AIM OF THE TASK: Write out again, word for word, the lines below from the line that holds "Emit a web page" through the line that holds "var hoursHigh = [0, 4, 8, 12, 24];", omitting pictures.

-------------------------

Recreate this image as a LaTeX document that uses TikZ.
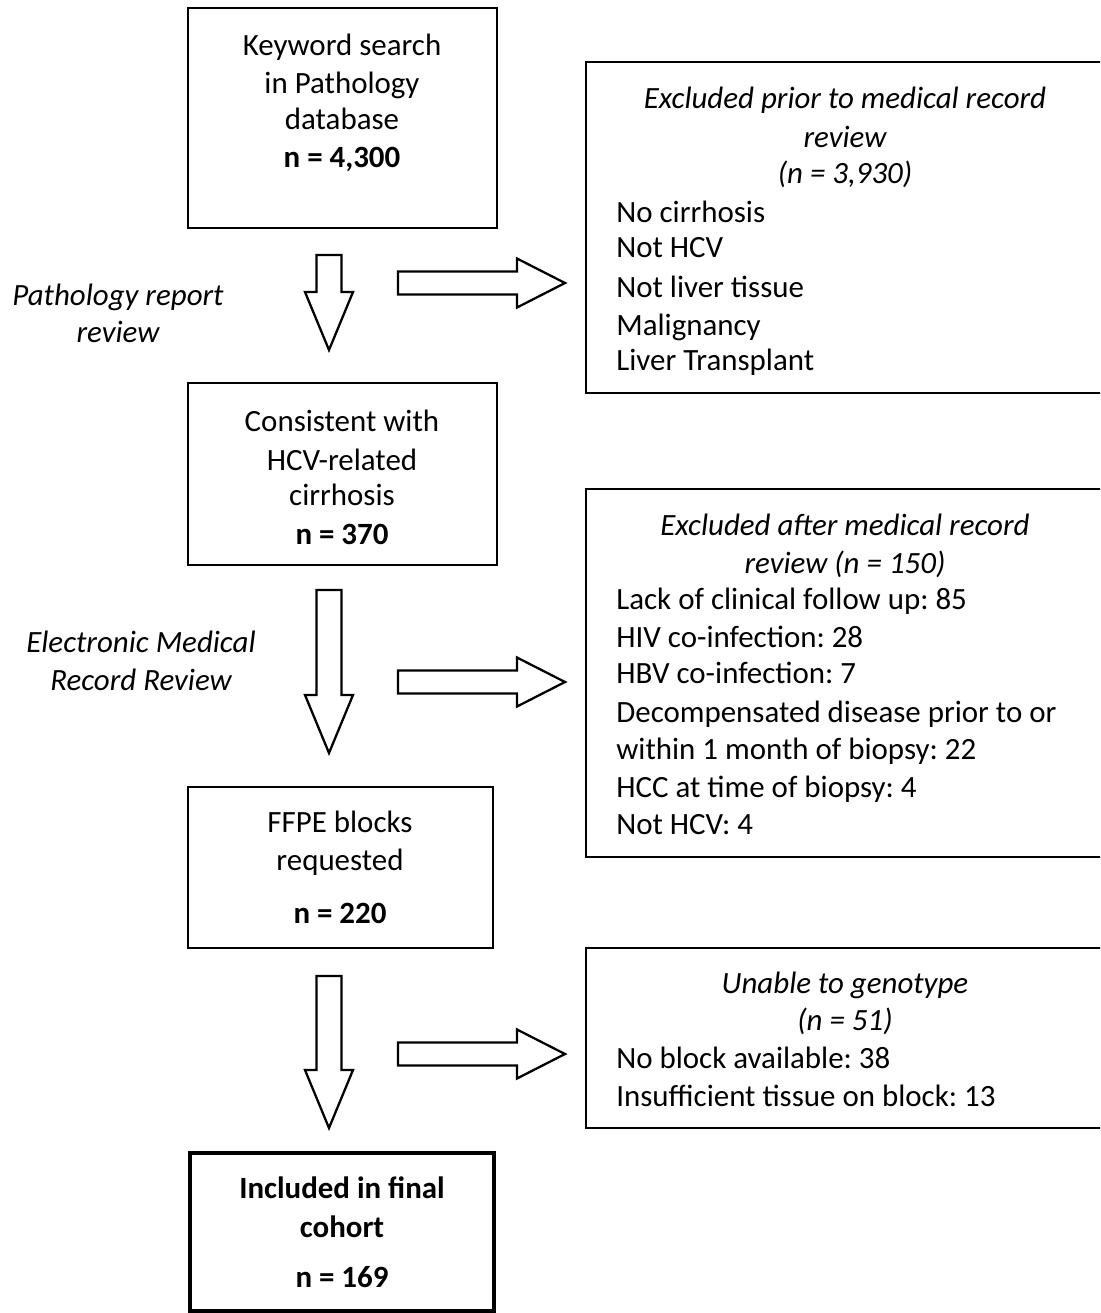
\documentclass[tikz,border=0pt]{standalone}
\usepackage{fontspec}
\setmainfont{Carlito}
\frenchspacing
\newcommand{\flowfont}{\fontsize{17.6}{21.3}\selectfont}
\tikzset{
	box/.style={draw, line width=1.3pt, inner sep=0pt},
	final box/.style={draw, line width=2.4pt, inner sep=0pt},
	line/.style={anchor=base, inner sep=0pt},
	bold line/.style={line, font=\flowfont\bfseries},
	head line/.style={line, font=\flowfont\itshape},
	item/.style={anchor=base west, inner sep=0pt},
	block/.style={draw, line width=1.3pt, line join=miter},
	down block/.pic={\draw[block] (-12.5,0) -- (12.5,0) -- (12.5,#1) -- (24,#1) -- (0,#1+58) -- (-24,#1) -- (-12.5,#1) -- cycle;},
	right block/.pic={\draw[block] (0,-11.5) -- (119,-11.5) -- (119,-24.5) -- (167,0) -- (119,24.5) -- (119,11.5) -- (0,11.5) -- cycle;}
}

\begin{document}
\begin{tikzpicture}[x=0.02cm, y=-0.02cm, font=\flowfont]
	\useasboundingbox (0,0) rectangle (1100,1313);
	\clip (0,0) rectangle (1100,1313);
	
	% left column
	\node[box, minimum width=6.18cm, minimum height=4.40cm] (search) at (342.5,118) {};
	\node[box, minimum width=6.18cm, minimum height=3.64cm] (consistent) at (342.5,474) {};
	\node[box, minimum width=6.10cm, minimum height=3.22cm] (ffpe) at (340.5,867.5) {};
	\node[final box, minimum width=6.08cm, minimum height=3.16cm] (final) at (342,1232) {};
	
	% right column
	\node[box, minimum width=10.36cm, minimum height=6.62cm] (prior) at (845,227.5) {};
	\node[box, minimum width=10.36cm, minimum height=7.36cm] (after) at (845,673) {};
	\node[box, minimum width=10.36cm, minimum height=3.60cm] (genotype) at (845,1038) {};
	
	\foreach \txt/\y [count=\i] in {Keyword search/55, in Pathology/93, database/129}
		\node[line] (search-\i) at (342,\y) {\txt};
	\node[bold line] (search-n) at (342,167) {n = 4,300};
	
	\foreach \txt/\y [count=\i] in {Consistent with/431, HCV-related/470, cirrhosis/505}
		\node[line] (consistent-\i) at (342,\y) {\txt};
	\node[bold line] (consistent-n) at (342,544) {n = 370};
	
	\foreach \txt/\y [count=\i] in {FFPE blocks/832, requested/870}
		\node[line] (ffpe-\i) at (340,\y) {\txt};
	\node[bold line] (ffpe-n) at (340,923) {n = 220};
	
	\foreach \txt/\y [count=\i] in {Included in final/1198, cohort/1237, n = 169/1287}
		\node[bold line] (final-\i) at (342,\y) {\txt};
	
	\foreach \txt/\y [count=\i] in {Excluded prior to medical record/108, review/147, {(n = 3,930)}/183}
		\node[head line] (prior-h\i) at (845,\y) {\txt};
	\foreach \txt/\y [count=\i] in {No cirrhosis/222, Not HCV/257, Not liver tissue/297, Malignancy/335, Liver Transplant/370}
		\node[item] (prior-\i) at (616,\y) {\txt};
	
	\foreach \txt/\y [count=\i] in {Excluded after medical record/535, review (n = 150)/573}
		\node[head line] (after-h\i) at (845,\y) {\txt};
	\foreach \txt/\y [count=\i] in {Lack of clinical follow up: 85/609, HIV co-infection: 28/647, HBV co-infection: 7/683, Decompensated disease prior to or/722, within 1 month of biopsy: 22/759, HCC at time of biopsy: 4/797, Not HCV: 4/834}
		\node[item] (after-\i) at (616,\y) {\txt};
	
	\foreach \txt/\y [count=\i] in {Unable to genotype/993, (n = 51)/1030}
		\node[head line] (genotype-h\i) at (845,\y) {\txt};
	\foreach \txt/\y [count=\i] in {No block available: 38/1068, Insufficient tissue on block: 13/1106}
		\node[item] (genotype-\i) at (616,\y) {\txt};
	
	% step labels
	\node[head line] (review-1) at (118,305) {Pathology report};
	\node[head line] (review-2) at (118,342) {review};
	\node[head line] (emr-1) at (141,652) {Electronic Medical};
	\node[head line] (emr-2) at (141,690) {Record Review};
	
	% block arrows
	\pic at (329,255) {down block=37};
	\pic at (329,590) {down block=105};
	\pic at (329,976) {down block=94};
	\pic at (398,283) {right block};
	\pic at (398,682) {right block};
	\pic at (398,1054) {right block};
\end{tikzpicture}
\end{document}
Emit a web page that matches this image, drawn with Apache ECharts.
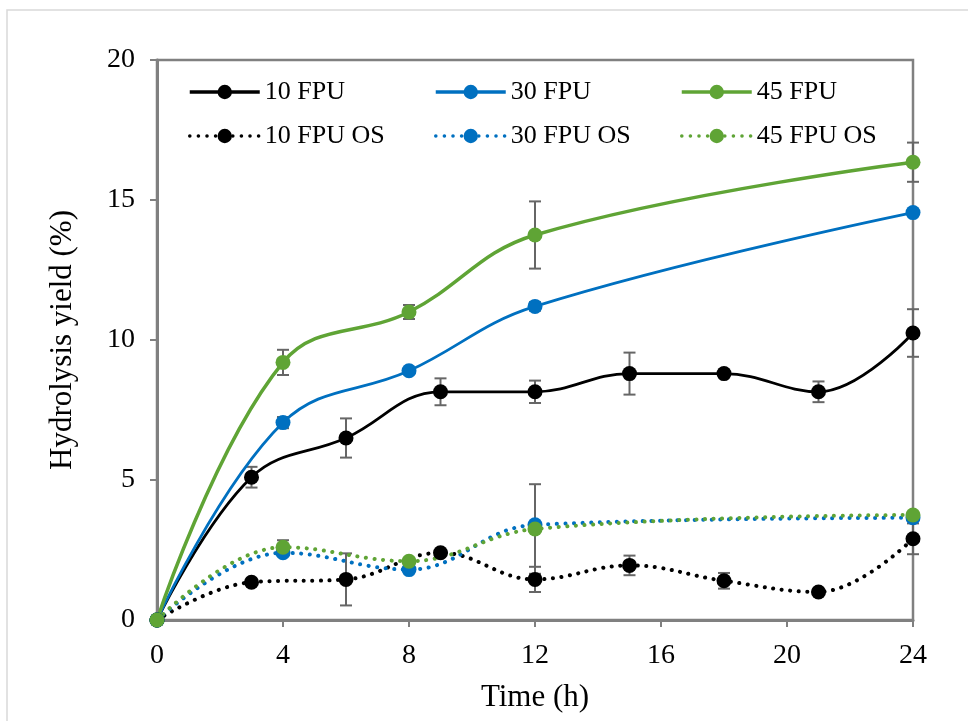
<!DOCTYPE html>
<html>
<head>
<meta charset="utf-8">
<script src="https://cdn.jsdelivr.net/npm/echarts@6/dist/echarts.min.js"></script>
<style>
  html, body { margin: 0; padding: 0; background: #fff; }
  #main { width: 968px; height: 721px; }
</style>
</head>
<body>
<div id="main"></div>
<script>
// sampling times
var hours10 = [0, 3, 6, 9, 12, 15, 18, 21, 24];
var hoursHigh = [0, 4, 8, 12, 24];

// hydrolysis yield (%) and error
var fpu10 = [0, 5.1, 6.5, 8.15, 8.15, 8.8, 8.8, 8.15, 10.25];
var fpu10Err = [0, 0.37, 0.7, 0.48, 0.4, 0.75, 0, 0.37, 0.85];
var fpu30 = [0, 7.05, 8.9, 11.2, 14.55];
var fpu30Err = [0, 0.2, 0.1, 0.15, 0.1];
var fpu45 = [0, 9.2, 11.0, 13.75, 16.35];
var fpu45Err = [0, 0.45, 0.25, 1.2, 0.7];
var fpu10OS = [0, 1.35, 1.45, 2.4, 1.45, 1.95, 1.4, 1.0, 2.9];
var fpu10OSErr = [0, 0, 0.93, 0, 0.45, 0.35, 0.28, 0, 0.55];
var fpu30OS = [0, 2.4, 1.8, 3.4, 3.65];
var fpu30OSErr = [0, 0, 0, 0, 0];
var fpu45OS = [0, 2.6, 2.1, 3.25, 3.75];
var fpu45OSErr = [0, 0.25, 0.1, 1.6, 0.1];

var BLACK = '#000000';
var BLUE = '#0070c0';
var GREEN = '#5fa435';
var FONT = 'Liberation Serif';

function pairs(xs, ys) {
    return xs.map(function (x, i) { return [x, ys[i]]; });
}
function errData(xs, ys, es) {
    var out = [];
    xs.forEach(function (x, i) {
        if (es[i] > 0) out.push([x, ys[i], es[i]]);
    });
    return out;
}

function lineSeries(name, xs, ys, color, dotted, width) {
    return {
        name: name,
        type: 'line',
        data: pairs(xs, ys),
        smooth: 0.4,
        symbol: 'circle',
        symbolSize: 15,
        itemStyle: { color: color },
        lineStyle: dotted
            ? { color: color, width: 4, type: [0.1, 8.5], cap: 'round' }
            : { color: color, width: width },
        z: 3
    };
}

function errSeries(data) {
    return {
        type: 'custom',
        data: data,
        z: 2,
        silent: true,
        renderItem: function (params, api) {
            var x = api.value(0), y = api.value(1), e = api.value(2);
            var top = api.coord([x, y + e]);
            var bot = api.coord([x, y - e]);
            var w = 6;
            var st = { stroke: '#666666', lineWidth: 2 };
            return {
                type: 'group',
                children: [
                    { type: 'line', shape: { x1: top[0], y1: top[1], x2: bot[0], y2: bot[1] }, style: st },
                    { type: 'line', shape: { x1: top[0] - w, y1: top[1], x2: top[0] + w, y2: top[1] }, style: st },
                    { type: 'line', shape: { x1: bot[0] - w, y1: bot[1], x2: bot[0] + w, y2: bot[1] }, style: st }
                ]
            };
        }
    };
}

var myChart = echarts.init(document.getElementById('main'));

var legendBase = {
    orient: 'vertical',
    top: 78,
    padding: 0,
    itemGap: 16,
    itemWidth: 70,
    itemHeight: 18,
    lineStyle: { width: 3.5 },
    textStyle: { fontFamily: FONT, fontSize: 26, color: '#000', lineHeight: 28 }
};

var option = {
    animation: false,
    backgroundColor: '#fff',
    graphic: [{
        type: 'rect',
        shape: { x: 7, y: 10, width: 1100, height: 900 },
        style: { fill: 'none', stroke: '#d9d9d9', lineWidth: 1.5 },
        silent: true
    }],
    legend: [
        Object.assign({ left: 188, data: ['10 FPU', '10 FPU OS'] }, legendBase),
        Object.assign({ left: 434, data: ['30 FPU', '30 FPU OS'] }, legendBase),
        Object.assign({ left: 680, data: ['45 FPU', '45 FPU OS'] }, legendBase)
    ],
    grid: {
        left: 157, right: 55, top: 60, bottom: 101,
        show: true, borderColor: '#808080', borderWidth: 2.5
    },
    xAxis: {
        type: 'value',
        min: 0, max: 24, interval: 4,
        name: 'Time (h)',
        nameLocation: 'middle',
        nameGap: 62,
        nameTextStyle: { fontFamily: FONT, fontSize: 31, color: '#000' },
        axisLine: { lineStyle: { color: '#808080', width: 3 } },
        axisTick: { show: true, length: 7, lineStyle: { color: '#808080', width: 2 } },
        axisLabel: { margin: 22, fontFamily: FONT, fontSize: 28, color: '#000' },
        splitLine: { show: false }
    },
    yAxis: {
        type: 'value',
        min: 0, max: 20, interval: 5,
        name: 'Hydrolysis yield (%)',
        nameLocation: 'middle',
        nameGap: 79,
        nameTextStyle: { fontFamily: FONT, fontSize: 31, color: '#000' },
        axisLine: { show: true, lineStyle: { color: '#808080', width: 3 } },
        axisTick: { show: true, length: 7, lineStyle: { color: '#808080', width: 2 } },
        axisLabel: { margin: 22, fontFamily: FONT, fontSize: 28, color: '#000' },
        splitLine: { show: false }
    },
    series: [
        errSeries(errData(hours10, fpu10, fpu10Err)),
        errSeries(errData(hoursHigh, fpu30, fpu30Err)),
        errSeries(errData(hoursHigh, fpu45, fpu45Err)),
        errSeries(errData(hours10, fpu10OS, fpu10OSErr)),
        errSeries(errData(hoursHigh, fpu30OS, fpu30OSErr)),
        errSeries(errData(hoursHigh, fpu45OS, fpu45OSErr)),
        lineSeries('10 FPU', hours10, fpu10, BLACK, false, 2.8),
        lineSeries('30 FPU', hoursHigh, fpu30, BLUE, false, 2.8),
        lineSeries('45 FPU', hoursHigh, fpu45, GREEN, false, 3.5),
        lineSeries('10 FPU OS', hours10, fpu10OS, BLACK, true),
        lineSeries('30 FPU OS', hoursHigh, fpu30OS, BLUE, true),
        lineSeries('45 FPU OS', hoursHigh, fpu45OS, GREEN, true)
    ]
};

myChart.setOption(option);
</script>
</body>
</html>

-------------------------

TASK OUTPUT:
Emit a web page that matches this image, drawn with Apache ECharts.
<!DOCTYPE html>
<html>
<head>
<meta charset="utf-8">
<script src="https://cdn.jsdelivr.net/npm/echarts@6/dist/echarts.min.js"></script>
<style>
  html, body { margin: 0; padding: 0; background: #fff; }
  #main { width: 968px; height: 721px; }
</style>
</head>
<body>
<div id="main"></div>
<script>
// sampling times
var hours10 = [0, 3, 6, 9, 12, 15, 18, 21, 24];
var hoursHigh = [0, 4, 8, 12, 24];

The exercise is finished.